Exposure Draft mengenai Revenue diterbitkan bulan Juni 2010 dan berpotensi menimbulkan dilema untuk proses konvergensi IFRS di Indonesia. Pertama apabila ED ini disahkan menjadi IFRS, maka ia akan menarik beberapa standar dan interpretasi yakni IAS 18 Revenue, IAS 11 Construction Contracts, IFRIC 13 Customer Loyalty Programs, IFRIC 15 Agreements for the Constructions of Real Estate, IFRIC 18 Transfers of Asset from Customers dan SIC 31 Revenue-Barter transactions involving advertising services.

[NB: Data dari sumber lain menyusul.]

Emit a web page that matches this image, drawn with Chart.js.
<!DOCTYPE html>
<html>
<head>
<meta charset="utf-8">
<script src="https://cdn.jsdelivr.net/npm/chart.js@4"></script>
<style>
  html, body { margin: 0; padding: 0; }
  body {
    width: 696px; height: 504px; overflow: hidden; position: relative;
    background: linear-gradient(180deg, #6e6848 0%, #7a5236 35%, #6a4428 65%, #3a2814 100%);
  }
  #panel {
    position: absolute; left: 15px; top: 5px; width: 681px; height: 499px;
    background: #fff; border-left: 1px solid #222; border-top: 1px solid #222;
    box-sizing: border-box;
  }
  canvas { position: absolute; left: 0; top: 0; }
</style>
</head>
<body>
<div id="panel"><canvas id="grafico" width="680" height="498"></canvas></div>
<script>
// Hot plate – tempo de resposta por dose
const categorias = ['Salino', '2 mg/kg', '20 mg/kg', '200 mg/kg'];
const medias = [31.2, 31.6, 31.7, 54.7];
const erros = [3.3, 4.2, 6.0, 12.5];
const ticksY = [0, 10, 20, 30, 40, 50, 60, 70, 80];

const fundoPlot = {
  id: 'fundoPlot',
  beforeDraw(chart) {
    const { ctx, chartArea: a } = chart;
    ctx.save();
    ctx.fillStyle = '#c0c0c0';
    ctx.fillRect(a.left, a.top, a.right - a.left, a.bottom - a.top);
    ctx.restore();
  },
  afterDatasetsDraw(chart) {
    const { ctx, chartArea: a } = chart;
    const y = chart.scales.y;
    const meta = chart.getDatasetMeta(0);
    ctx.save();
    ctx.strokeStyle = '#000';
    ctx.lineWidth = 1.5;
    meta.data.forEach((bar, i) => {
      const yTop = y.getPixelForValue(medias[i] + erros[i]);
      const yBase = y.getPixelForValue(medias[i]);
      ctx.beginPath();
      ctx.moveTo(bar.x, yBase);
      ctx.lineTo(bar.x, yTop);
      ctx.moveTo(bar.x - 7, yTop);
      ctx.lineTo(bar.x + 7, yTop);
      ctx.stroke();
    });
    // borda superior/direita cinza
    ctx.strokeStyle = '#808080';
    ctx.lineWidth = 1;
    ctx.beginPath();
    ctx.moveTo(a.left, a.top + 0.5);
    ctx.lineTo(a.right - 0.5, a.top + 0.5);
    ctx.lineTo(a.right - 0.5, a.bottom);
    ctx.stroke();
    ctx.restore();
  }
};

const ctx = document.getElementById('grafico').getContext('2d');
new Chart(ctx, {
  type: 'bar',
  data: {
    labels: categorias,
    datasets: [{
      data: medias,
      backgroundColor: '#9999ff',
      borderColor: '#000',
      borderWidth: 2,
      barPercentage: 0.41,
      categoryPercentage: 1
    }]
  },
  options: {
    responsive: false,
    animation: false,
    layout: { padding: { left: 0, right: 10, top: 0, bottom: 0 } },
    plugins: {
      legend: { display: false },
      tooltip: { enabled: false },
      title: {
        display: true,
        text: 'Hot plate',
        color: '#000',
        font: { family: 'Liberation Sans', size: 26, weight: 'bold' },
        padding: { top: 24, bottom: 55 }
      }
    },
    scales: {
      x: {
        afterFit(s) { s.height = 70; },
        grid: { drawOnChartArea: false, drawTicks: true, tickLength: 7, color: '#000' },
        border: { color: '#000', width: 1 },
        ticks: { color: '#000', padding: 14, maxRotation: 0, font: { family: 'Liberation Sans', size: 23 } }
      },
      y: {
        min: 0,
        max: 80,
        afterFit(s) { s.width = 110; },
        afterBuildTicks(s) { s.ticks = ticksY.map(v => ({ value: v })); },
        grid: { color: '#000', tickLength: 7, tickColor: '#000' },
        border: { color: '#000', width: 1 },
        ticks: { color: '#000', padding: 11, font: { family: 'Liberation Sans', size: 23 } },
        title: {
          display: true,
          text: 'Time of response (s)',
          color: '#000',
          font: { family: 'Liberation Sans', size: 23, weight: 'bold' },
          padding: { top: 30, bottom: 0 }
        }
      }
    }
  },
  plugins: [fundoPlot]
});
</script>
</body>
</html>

Standar dan interpretasi yang diganti sudah dimasukkan di dalam ED Revenue yang baru. Sementara itu IFRIC 13 Customer Loyalty Programs baru saja diadopsi menjadi ISAK 10 dan akan berlaku efektif 2011. IAS 11 Construction Contract dan IFRIC 15 juga sudah menjadi program kerja DSAK tahun 2010.


Kedua, secara garis besar ED Revenue yang dikeluarkan oleh IASB merubah definisi pengakuan pendapatan dari “risk and reward notion” menjadi “control notion” dan kontrak yang dimaksud didalam ED bukan berarti kontrak secara tertulis. Skema dibawah ini memberikan gambaran bagaimana pendapatan diakui sesuai dengan ED Revenue yang baru. Hal ini dapat membingungkan para praktisi bisnis di Indonesia yang sudah terbiasa dengan “risk and reward notion”, yakni pendapatan diakui bila risiko dan manfaat sudah ditransfer ke pelanggan.

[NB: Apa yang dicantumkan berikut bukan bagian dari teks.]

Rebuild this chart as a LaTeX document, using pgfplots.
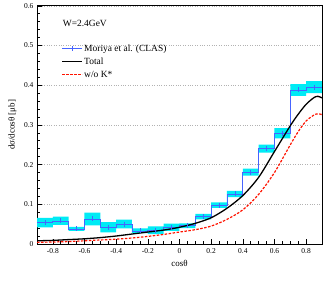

Satu hal yang menarik adalah hilangnya syarat “highly probable” dalam pengakuan pendapatan. Di dalam IAS 18 Revenue yang saat ini berlaku mensyaratkan pendapatan diakui bila besar manfaat ekonomi dari transaksi akan mengalir ke entitas. Syarat tersebut tidak ada lagi. Namun unsur probabilitas menjadi pertimbangan entitas dalam mengukur pendapatan.


ED Leases


Ketika Discussion Paper (DP) Leasing pertama kali diterbitkan oleh IASB pada Maret 2009, IASB tidak mengatur akuntansi untuk lessor didalam DP tersebut. Namun dalam perkembangannya, IASB mempertimbangkan masukan yang meminta akuntansi untuk lessor juga sebaiknya diatur bersamaan dengan akuntansi untuk lesee. Sehingga ED Leasing yang dikeluarkan IASB pada bulan Agustus 2010 telah lengkap memuat akuntansi untuk Lessee dan Lessor.

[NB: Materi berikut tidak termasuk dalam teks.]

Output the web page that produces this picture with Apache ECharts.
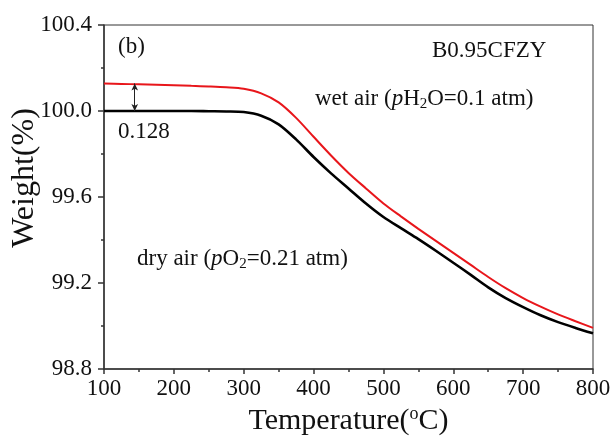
<!DOCTYPE html>
<html><head><meta charset="utf-8">
<script src="https://cdn.jsdelivr.net/npm/echarts@6/dist/echarts.min.js"></script>
<style>html,body{margin:0;padding:0;background:#fff}#c{width:614px;height:439px}</style>
</head><body><div id="c"></div>
<script>
const temps = [100,125,150,175,200,225,250,275,300,325,350,375,400,425,450,475,500,525,550,575,600,625,650,675,700,725,750,775,800];
const dryAir = [100.000,100.000,100.000,100.000,100.000,100.000,99.999,99.998,99.995,99.978,99.938,99.868,99.786,99.710,99.640,99.570,99.507,99.455,99.404,99.350,99.294,99.238,99.180,99.130,99.088,99.050,99.018,98.991,98.966];
const wetAir = [100.128,100.126,100.124,100.122,100.120,100.117,100.114,100.110,100.103,100.082,100.040,99.968,99.880,99.793,99.712,99.640,99.570,99.510,99.452,99.396,99.340,99.284,99.228,99.176,99.130,99.090,99.054,99.022,98.991];
const xTicks = [100,200,300,400,500,600,700,800];
const yTicks = [98.8,99.2,99.6,100.0,100.4];
const arrowT = 144;
const diffLabel = '0.128';

const font = '"Liberation Serif","Times New Roman",serif';
const chart = echarts.init(document.getElementById('c'));
const pair = (xs, ys) => xs.map((x,i)=>[x, ys[i]]);
const rich = {
  a:{fontFamily:font, fontSize:23, fill:'#111'},
  i:{fontFamily:font, fontSize:23, fontStyle:'italic', fill:'#111'},
  s:{fontFamily:font, fontSize:15, fill:'#111', padding:[11,0,0,0]}
};
chart.setOption({
  animation:false,
  backgroundColor:'#fff',
  grid:{left:104, top:25, right:21, bottom:70, show:true, borderColor:'#333', borderWidth:1, outerBoundsMode:'none', containLabel:false},
  xAxis:{type:'value', min:xTicks[0], max:xTicks[xTicks.length-1], interval:100,
    name:'Temperature({sup|o}C)', nameLocation:'middle', nameGap:36,
    nameTextStyle:{fontFamily:font, fontSize:30, color:'#111', rich:{sup:{fontFamily:font, fontSize:18, color:'#111', padding:[0,0,15,0]}}},
    axisLine:{lineStyle:{color:'#333', width:1.5}},
    axisTick:{length:5, lineStyle:{color:'#333', width:1.5}},
    minorTick:{show:true, splitNumber:2, length:3, lineStyle:{color:'#333', width:1.5}},
    splitLine:{show:false},
    axisLabel:{fontFamily:font, fontSize:23, color:'#111', margin:8}},
  yAxis:{type:'value', min:yTicks[0], max:yTicks[yTicks.length-1], interval:0.4,
    axisLine:{show:true, lineStyle:{color:'#333', width:1.5}},
    axisTick:{show:true, length:6, lineStyle:{color:'#333', width:1.5}},
    minorTick:{show:true, splitNumber:2, length:3, lineStyle:{color:'#333', width:1.5}},
    splitLine:{show:false},
    axisLabel:{fontFamily:font, fontSize:23, color:'#111', margin:12, formatter:v=>v.toFixed(1)}},
  series:[
    {type:'line', data:pair(temps, dryAir), smooth:0.3, showSymbol:false, lineStyle:{color:'#000', width:2.6}, z:3,
     markLine:{silent:true, symbol:['arrow','arrow'], symbolSize:[5,7], label:{show:false},
       lineStyle:{color:'#222', width:1, type:'solid'},
       data:[[{coord:[arrowT, dryAir[0]]},{coord:[arrowT, wetAir[0]]}]]}},
    {type:'line', data:pair(temps, wetAir), smooth:0.3, showSymbol:false, lineStyle:{color:'#e8161b', width:2}, z:2}
  ],
  graphic:[
    {type:'text', x:25, y:178, rotation:Math.PI/2, style:{text:'Weight(%)', font:'32px '+font, fill:'#111', align:'center', verticalAlign:'middle'}},
    {type:'text', left:118, top:35, style:{text:'(b)', font:'23px '+font, fill:'#111'}},
    {type:'text', left:432, top:39, style:{text:'B0.95CFZY', font:'23px '+font, fill:'#111'}},
    {type:'text', left:118, top:120, style:{text:diffLabel, font:'23px '+font, fill:'#111'}},
    {type:'text', left:315, top:87, style:{rich, text:'{a|wet air (}{i|p}{a|H}{s|2}{a|O=0.1 atm)}'}},
    {type:'text', left:137, top:247, style:{rich, text:'{a|dry air (}{i|p}{a|O}{s|2}{a|=0.21 atm)}'}}
  ]
});
</script></body></html>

Perbedaan mendasar pada Lessee accounting adalah hilangnya operating lease. Semua transaksi leasing akan menimbulkan aset dan liabilitas pada laporan keuangan lessee. Di dalam laporan keuangan Lessee mengakui “hak menggunakan aset” di sisi aset dan “kewajiban pembayaran sewa” di sisi kewajiban. Sementara dari sisi Lessor, IASB memberikan dua pilihan di dalam ED tersebut yakni “Performance Obligation model” dan “Derecognition model”. Dua pilihan ini menimbulkan perdebatan di kalangan standard setter di dunia bahkan di kalangan IASB sendiri karena dinilai apakah memang dua model lebih baik ataukah seharusnya satu model saja untuk Lessor Accounting.


ED Consolidation

Exposure Draft 10 Consolidated Financial Statements dikeluarkan oleh IASB pada bulan Desember 2008. Sampai tulisan ini dibuat ED tersebut belum juga disahkan menjadi IFRS karena masih banyak hal yang perlu diputuskan. Beberapa keputusan IASB cukup jauh berbeda dengan posisi mereka dalam exposure draftnya, misalnya posisi mereka dalam ketentuan apakah perusahaan investasi perlu mengonsolidasi investasinya dalam entitas anak.


Definisi pengendalian di dalam ED diperjelas sehingga memiliki satu konsep (lihat Box 2)

Box 2 Definisi Pengendalian dalam ED yang baru

A reporting entity controls another entity when the reporting entity has the power to direct the activities of that other entity to generate returns for the reporting entity


Di dalam keputusan tentativenya, IASB juga memutuskan bahwa perusahaan investasi tidak perlu mengonsolidasi investasinya dalam entitas anak namun diakui sesuai dengan nilai wajar yang diukur melalui laba rugi. Namun IASB berencana akan membuat beberapa syarat ketat yang akan menjadi kriteria perusahaan investasi. Keputusan ini berbeda dengan pengaturan yang saat ini ada dimana semua entitas



Dengan beberapa perubahan besar yang sedang terjadi di IASB, maka mau tak mau DSAK-IAI harus bekerja keras lagi setelah 2012 untuk mengejar ketertinggalan.